Prieto and his fellow Assembly Democrats are pushing as plan to provide a 20% property tax cut to New Jerseyans with annual household incomes of $250,000 and less. Christie says that plan is dead because it includes a tax increase on millionaires. The Governor has twice vetoed the tax hike.

Christie wants a 10% income tax cut for all residents and the Senate democrats want a 10% property tax cut. Prieto says Christie’s plan clearly favors the rich and, “Sound bites and catchy phrases are not what the residents of New Jersey are looking for.”

Kevin Roberts, a spokesman for the Governor says, “It’s not shocking that Assemblyman Prieto and his Democratic colleagues in the Assembly are still jumping for joy at OLS’ consistently off the mark projections. They’re too concerned with rooting for New Jersey’s failure so they can justify their obsession with raising taxes on hard working families. Why would they let reality stand in the way of raising taxes when they have a partisan office backing them up along the way?”

In addition, Roberts says, “Based on the May revised figures as detailed by the Treasurer last month, not the OLS figures, we actually know that projections are slightly off for May by a manageable $28.9 million across the big three revenue categories. This isn’t quite the speculative and panicked $50-100 million range that David Rosen is suggesting for the entire year. While Rosen has already assumed the worst for the next two months, the actual May figures still manage to keep us on track to meet expectations for fiscal year 2012 and fiscal year 2013.

Roberts adds, “We tallied Corporate Business Tax collections as being $38.7 million OVER projections, Sales Taxes (April) at $19.866 million UNDER projections, and Gross Income Tax collections at $47.78 million UNDER projections.”

After hearing Rosen’s estimates last month, Christie blasted the budget expert calling him, “The Dr. Kevorkian of the numbers.” The Governor says OLS is partisan and always has been. He claims it caters to the majority party in New Jersey which currently happens to be the Democrats.

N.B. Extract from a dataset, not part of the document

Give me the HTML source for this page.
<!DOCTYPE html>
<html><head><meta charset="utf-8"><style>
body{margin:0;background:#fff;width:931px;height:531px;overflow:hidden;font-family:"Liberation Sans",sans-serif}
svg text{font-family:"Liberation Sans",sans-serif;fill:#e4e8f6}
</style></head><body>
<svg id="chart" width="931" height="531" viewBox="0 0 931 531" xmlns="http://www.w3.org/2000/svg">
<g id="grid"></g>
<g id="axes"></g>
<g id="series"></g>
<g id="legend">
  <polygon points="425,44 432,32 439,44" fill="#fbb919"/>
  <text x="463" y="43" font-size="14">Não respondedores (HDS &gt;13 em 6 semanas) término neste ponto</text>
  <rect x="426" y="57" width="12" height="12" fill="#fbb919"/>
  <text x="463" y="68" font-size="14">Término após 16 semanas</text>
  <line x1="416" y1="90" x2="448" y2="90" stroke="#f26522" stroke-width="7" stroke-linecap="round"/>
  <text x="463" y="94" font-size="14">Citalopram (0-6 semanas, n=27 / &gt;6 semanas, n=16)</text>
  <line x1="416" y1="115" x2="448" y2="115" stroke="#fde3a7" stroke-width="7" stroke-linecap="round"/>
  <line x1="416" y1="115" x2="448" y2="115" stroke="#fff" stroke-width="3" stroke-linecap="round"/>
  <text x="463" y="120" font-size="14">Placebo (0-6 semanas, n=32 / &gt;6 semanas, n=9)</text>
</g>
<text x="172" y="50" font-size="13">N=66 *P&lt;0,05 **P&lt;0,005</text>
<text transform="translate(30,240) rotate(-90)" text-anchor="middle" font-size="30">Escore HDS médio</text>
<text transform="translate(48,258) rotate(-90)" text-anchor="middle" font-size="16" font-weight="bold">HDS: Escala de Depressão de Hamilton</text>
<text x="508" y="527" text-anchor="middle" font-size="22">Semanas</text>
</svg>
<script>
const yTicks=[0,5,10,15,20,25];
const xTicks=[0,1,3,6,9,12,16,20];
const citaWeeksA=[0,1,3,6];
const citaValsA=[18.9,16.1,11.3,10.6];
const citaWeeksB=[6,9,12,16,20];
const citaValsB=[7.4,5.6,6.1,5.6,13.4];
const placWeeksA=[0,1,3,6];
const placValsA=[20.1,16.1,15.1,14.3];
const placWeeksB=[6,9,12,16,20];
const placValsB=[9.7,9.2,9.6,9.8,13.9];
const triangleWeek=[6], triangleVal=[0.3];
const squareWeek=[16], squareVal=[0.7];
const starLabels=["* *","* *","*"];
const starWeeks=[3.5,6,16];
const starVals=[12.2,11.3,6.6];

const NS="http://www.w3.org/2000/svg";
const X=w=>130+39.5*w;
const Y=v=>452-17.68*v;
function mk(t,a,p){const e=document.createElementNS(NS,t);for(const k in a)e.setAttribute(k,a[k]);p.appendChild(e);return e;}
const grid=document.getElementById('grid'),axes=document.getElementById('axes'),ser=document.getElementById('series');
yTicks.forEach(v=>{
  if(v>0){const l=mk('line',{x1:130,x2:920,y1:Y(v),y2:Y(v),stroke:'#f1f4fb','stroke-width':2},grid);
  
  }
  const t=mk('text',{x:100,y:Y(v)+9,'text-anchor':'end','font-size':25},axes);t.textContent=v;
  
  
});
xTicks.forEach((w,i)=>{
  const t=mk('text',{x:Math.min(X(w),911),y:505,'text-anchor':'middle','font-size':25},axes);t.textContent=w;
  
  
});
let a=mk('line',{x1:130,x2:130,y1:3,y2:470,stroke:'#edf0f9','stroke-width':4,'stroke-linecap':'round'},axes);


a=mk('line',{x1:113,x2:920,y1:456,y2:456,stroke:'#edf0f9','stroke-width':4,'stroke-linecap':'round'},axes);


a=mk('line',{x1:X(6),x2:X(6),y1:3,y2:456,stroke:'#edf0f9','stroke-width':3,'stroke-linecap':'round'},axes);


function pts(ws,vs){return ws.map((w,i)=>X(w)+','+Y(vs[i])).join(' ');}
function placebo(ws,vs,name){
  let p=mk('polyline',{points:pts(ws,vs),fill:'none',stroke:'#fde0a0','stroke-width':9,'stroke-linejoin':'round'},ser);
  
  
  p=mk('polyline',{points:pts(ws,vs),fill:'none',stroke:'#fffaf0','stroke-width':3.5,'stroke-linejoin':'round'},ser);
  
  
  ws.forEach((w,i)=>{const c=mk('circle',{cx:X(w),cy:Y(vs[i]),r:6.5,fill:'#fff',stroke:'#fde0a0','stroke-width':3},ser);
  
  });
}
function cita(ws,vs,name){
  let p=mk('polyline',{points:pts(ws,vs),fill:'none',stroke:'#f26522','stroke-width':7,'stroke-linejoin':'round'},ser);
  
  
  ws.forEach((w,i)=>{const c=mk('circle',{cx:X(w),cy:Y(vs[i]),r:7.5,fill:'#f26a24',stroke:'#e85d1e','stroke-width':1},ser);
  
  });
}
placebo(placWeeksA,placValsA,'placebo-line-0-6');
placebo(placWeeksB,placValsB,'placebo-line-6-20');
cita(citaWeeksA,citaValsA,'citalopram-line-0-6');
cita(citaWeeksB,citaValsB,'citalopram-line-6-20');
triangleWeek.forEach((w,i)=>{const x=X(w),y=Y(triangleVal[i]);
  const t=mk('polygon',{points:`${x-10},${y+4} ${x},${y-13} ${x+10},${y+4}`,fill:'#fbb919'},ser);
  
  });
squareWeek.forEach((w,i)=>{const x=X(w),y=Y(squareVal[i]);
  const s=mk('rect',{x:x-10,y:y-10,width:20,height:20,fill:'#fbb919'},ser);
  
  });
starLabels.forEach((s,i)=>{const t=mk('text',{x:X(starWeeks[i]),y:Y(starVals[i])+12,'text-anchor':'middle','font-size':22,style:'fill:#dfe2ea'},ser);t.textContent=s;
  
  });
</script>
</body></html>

It is crystal clear that the Governor doesn’t buy Rosen’s earlier projections. Last month, Christie said, “Nobody in New Jersey believes David Rosen anymore, nobody, and nobody should…..He’s so wrong for so long that his credibility is now gone….Why would anybody with a functioning brain believe this guy? How often to you have to be wrong to finally be dismissed?”

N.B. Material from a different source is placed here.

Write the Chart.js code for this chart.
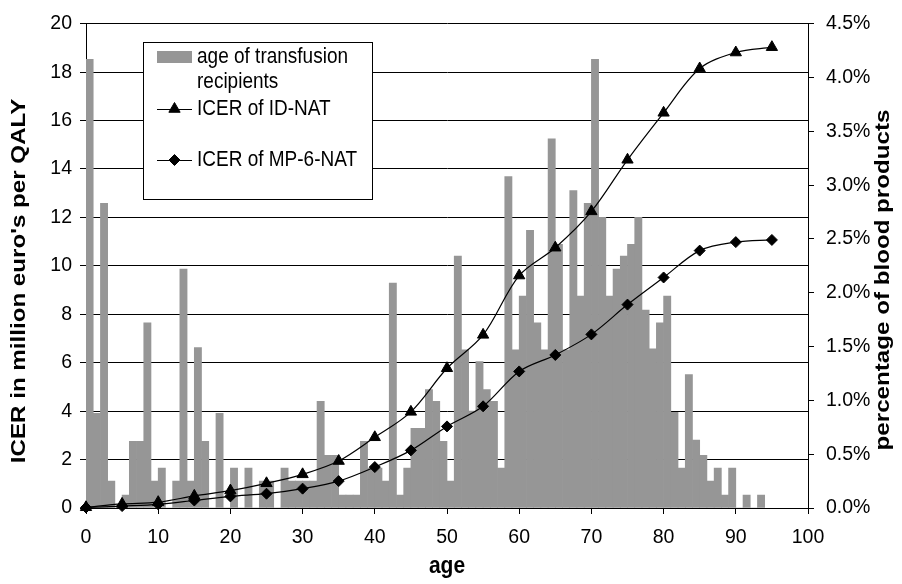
<!DOCTYPE html>
<html>
<head>
<meta charset="utf-8">
<title>ICER of NAT by age</title>
<script src="https://cdn.jsdelivr.net/npm/chart.js@4.4.1/dist/chart.umd.min.js"></script>
<style>
  html, body { margin: 0; padding: 0; background: #fff; }
  canvas { display: block; }
</style>
</head>
<body>
<canvas id="icerChart" width="902" height="584"></canvas>
<script>
// one bar per year of age, 0 .. 99
const barAges = ['0','1','2','3','4','5','6','7','8','9','10','11','12','13','14','15','16','17','18','19',
  '20','21','22','23','24','25','26','27','28','29','30','31','32','33','34','35','36','37','38','39',
  '40','41','42','43','44','45','46','47','48','49','50','51','52','53','54','55','56','57','58','59',
  '60','61','62','63','64','65','66','67','68','69','70','71','72','73','74','75','76','77','78','79',
  '80','81','82','83','84','85','86','87','88','89','90','91','92','93','94','95','96','97','98','99'];

// share of blood products per age of recipient (%)
const recipientShare = [
  4.17, 0.88, 2.83, 0.25, 0, 0.12, 0.62, 0.62, 1.72, 0.25,
  0.37, 0, 0.25, 2.22, 0.25, 1.49, 0.62, 0, 0.88, 0,
  0.37, 0, 0.37, 0, 0.25, 0.25, 0, 0.37, 0.25, 0.25,
  0.25, 0.25, 0.99, 0.49, 0.49, 0.12, 0.12, 0.12, 0.62, 0.37,
  0.37, 0.25, 2.09, 0.12, 0.37, 0.74, 0.74, 1.10, 0.99, 0.62,
  0.25, 2.34, 1.47, 0.90, 1.36, 1.10, 0.99, 0.37, 3.08, 1.47,
  1.97, 2.58, 1.72, 1.47, 3.43, 2.45, 1.47, 2.95, 1.97, 2.83,
  4.17, 2.70, 1.97, 2.22, 2.34, 2.45, 2.70, 1.84, 1.48, 1.72,
  1.97, 0.89, 0.37, 1.24, 0.63, 0.49, 0.25, 0.37, 0.12, 0.37,
  0, 0.12, 0, 0.12
];

// ages at which the ICER was computed
const markerAges = [0, 5, 10, 15, 20, 25, 30, 35, 40, 45, 50, 55, 60, 65, 70, 75, 80, 85, 90, 95];

// ICER in million euro per QALY
const icerIdNat = [0.03, 0.17, 0.24, 0.50, 0.72, 1.02, 1.39, 1.94, 2.92, 3.97,
  5.77, 7.15, 9.60, 10.75, 12.25, 14.38, 16.32, 18.15, 18.81, 19.03];
const icerMp6Nat = [0.02, 0.08, 0.15, 0.31, 0.48, 0.59, 0.80, 1.11, 1.69, 2.38,
  3.37, 4.20, 5.64, 6.32, 7.17, 8.40, 9.52, 10.63, 10.98, 11.07];

// axis ticks
const ageTicks = [0, 10, 20, 30, 40, 50, 60, 70, 80, 90, 100];
const icerTicks = [0, 2, 4, 6, 8, 10, 12, 14, 16, 18, 20];
const shareTicks = [0, 0.5, 1, 1.5, 2, 2.5, 3, 3.5, 4, 4.5];

const FONT = 'Arial, "Liberation Sans", Helvetica, sans-serif';
const BAR_GREY = '#969696';
const TEXT_STRETCH = 1.15;   // glyphs are a little taller than wide

Chart.defaults.font.family = FONT;
Chart.defaults.color = '#000';

function pointsOf(values) {
  return markerAges.map((age, i) => ({ x: age, y: values[i] }));
}

function useTicks(list) {
  return (scale) => { scale.ticks = list.map(v => ({ value: v })); };
}

function stretchedText(ctx, text, x, y, rot, sx, sy) {
  ctx.save();
  ctx.translate(x, y);
  ctx.rotate(rot);
  ctx.scale(sx, sy);
  ctx.fillText(text, 0, 0);
  ctx.restore();
}

// axis titles, drawn slightly stretched along their length
const axisTitles = {
  id: 'axisTitles',
  afterDraw(chart) {
    const { ctx, chartArea, scales } = chart;
    ctx.save();
    ctx.font = 'bold 21px ' + FONT;
    ctx.fillStyle = '#000';
    ctx.textAlign = 'center';
    ctx.textBaseline = 'middle';
    const midX = (chartArea.left + chartArea.right) / 2;
    stretchedText(ctx, scales.x.options.title.text, midX, 566, 0, 1, TEXT_STRETCH);
    stretchedText(ctx, scales.y.options.title.text, 19, 281, -Math.PI / 2, TEXT_STRETCH, 1);
    stretchedText(ctx, scales.yShare.options.title.text, 883, 280, -Math.PI / 2, TEXT_STRETCH, 1);
    ctx.restore();
  }
};

// Excel-style legend: white box with a border, long labels wrapped
const boxLegend = {
  id: 'boxLegend',
  afterDatasetsDraw(chart) {
    const { ctx } = chart;
    const box = { x: 143, y: 42, w: 229, h: 157 };
    const symX = 157, symW = 35, textX = 197;
    const rowY = [57, 109, 160];
    const lineGap = 25;

    ctx.save();
    ctx.fillStyle = '#fff';
    ctx.fillRect(box.x, box.y, box.w, box.h);
    ctx.strokeStyle = '#000';
    ctx.lineWidth = 1;
    ctx.strokeRect(box.x + 0.5, box.y + 0.5, box.w, box.h);

    ctx.font = '19px ' + FONT;
    ctx.textBaseline = 'middle';
    ctx.textAlign = 'left';
    const maxW = box.x + box.w - textX - 4;

    chart.data.datasets.forEach((ds, i) => {
      const y = rowY[i];
      if (ds.type === 'bar') {
        ctx.fillStyle = ds.backgroundColor;
        ctx.fillRect(symX, y - 6, symW, 12);
      } else {
        ctx.strokeStyle = ds.borderColor;
        ctx.lineWidth = ds.borderWidth;
        ctx.beginPath();
        ctx.moveTo(symX, y + 0.5);
        ctx.lineTo(symX + symW, y + 0.5);
        ctx.stroke();
        ctx.fillStyle = ds.pointBackgroundColor;
        ctx.strokeStyle = ds.pointBorderColor;
        ctx.lineWidth = ds.pointBorderWidth;
        Chart.helpers.drawPoint(ctx, {
          pointStyle: ds.pointStyle, radius: ds.pointRadius,
          rotation: 0, borderWidth: ds.pointBorderWidth
        }, symX + symW / 2, y);
      }

      // simple word wrap
      const words = ds.label.split(' ');
      const lines = [];
      let cur = '';
      words.forEach(w => {
        const t = cur ? cur + ' ' + w : w;
        if (ctx.measureText(t).width > maxW && cur) { lines.push(cur); cur = w; }
        else cur = t;
      });
      lines.push(cur);
      ctx.fillStyle = '#000';
      lines.forEach((ln, k) => stretchedText(ctx, ln, textX, y + k * lineGap, 0, 1, TEXT_STRETCH));
    });
    ctx.restore();
  }
};

new Chart(document.getElementById('icerChart'), {
  data: {
    datasets: [
      {
        type: 'bar',
        label: 'age of transfusion recipients',
        data: recipientShare,
        xAxisID: 'xBars',
        yAxisID: 'yShare',
        backgroundColor: BAR_GREY,
        borderWidth: 0,
        grouped: false,
        barThickness: 7.22,   // one full year of age
        order: 2
      },
      {
        type: 'line',
        label: 'ICER of ID-NAT',
        data: pointsOf(icerIdNat),
        xAxisID: 'x',
        yAxisID: 'y',
        borderColor: '#000',
        borderWidth: 1.2,
        tension: 0.33,
        pointStyle: 'triangle',
        pointRadius: 6.5,
        pointBackgroundColor: '#000',
        pointBorderColor: '#000',
        pointBorderWidth: 1,
        clip: false,
        order: 1
      },
      {
        type: 'line',
        label: 'ICER of MP-6-NAT',
        data: pointsOf(icerMp6Nat),
        xAxisID: 'x',
        yAxisID: 'y',
        borderColor: '#000',
        borderWidth: 1.2,
        tension: 0.33,
        pointStyle: 'rectRot',
        pointRadius: 5.5,
        pointBackgroundColor: '#000',
        pointBorderColor: '#000',
        pointBorderWidth: 1,
        clip: false,
        order: 1
      }
    ]
  },
  options: {
    responsive: false,
    animation: false,
    devicePixelRatio: 1,
    layout: { padding: { top: 22, left: 0, right: 0, bottom: 0 } },
    plugins: {
      legend: { display: false },
      tooltip: { enabled: false }
    },
    scales: {
      x: {
        type: 'linear',
        position: 'bottom',
        min: 0,
        max: 100,
        afterBuildTicks: useTicks(ageTicks),
        afterFit: (s) => { s.height = 76; },
        grid: { drawOnChartArea: false, drawTicks: true, tickLength: 6, color: '#000' },
        border: { color: '#000', width: 1 },
        ticks: { font: { size: 19.5 }, padding: 12, maxRotation: 0 },
        title: { display: false, text: 'age' }
      },
      xBars: {
        type: 'category',
        labels: barAges,
        offset: true,
        display: false
      },
      y: {
        type: 'linear',
        position: 'left',
        min: 0,
        max: 20,
        afterBuildTicks: useTicks(icerTicks),
        afterFit: (s) => { s.width = 86; },
        grid: { color: '#000', lineWidth: 1, tickLength: 6 },
        border: { color: '#000', width: 1 },
        ticks: { font: { size: 19.5 }, padding: 8 },
        title: { display: false, text: "ICER in million euro's per QALY" }
      },
      yShare: {
        type: 'linear',
        position: 'right',
        min: 0,
        max: 4.5,
        afterBuildTicks: useTicks(shareTicks),
        afterFit: (s) => { s.width = 94; },
        grid: { drawOnChartArea: false, drawTicks: true, tickLength: 6, color: '#000' },
        border: { color: '#000', width: 1 },
        ticks: {
          font: { size: 19.5 }, padding: 12,
          callback: (v) => v.toFixed(1) + '%'
        },
        title: { display: false, text: 'percentage of blood products' }
      }
    }
  },
  plugins: [boxLegend, axisTitles]
});
</script>
</body>
</html>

At least one of Rosen’s predictions was 100% true. Even before Christie’s tirade, Rosen had this to say to the Assembly Budget Committee, “I suspect that some of the conversation today and in the next few weeks will concern contrasting revenue estimates. The first lesson that should be learned by a revenue estimator is humility.”

“All revenue estimates are wrong, particularly when the economy does things that are unexpected on the upside or downside, revenue estimates can be fairly substantially wrong,” said Rosen, also before Christie blasted him. “It’s absolutely true that sometimes we’re wrong on the high side and sometimes we’re wrong on the low side and we probably should be. If we were consistently wrong in one direction it might suggest a bias of one kind or another. When we’re wrong we’re just wrong because we missed.”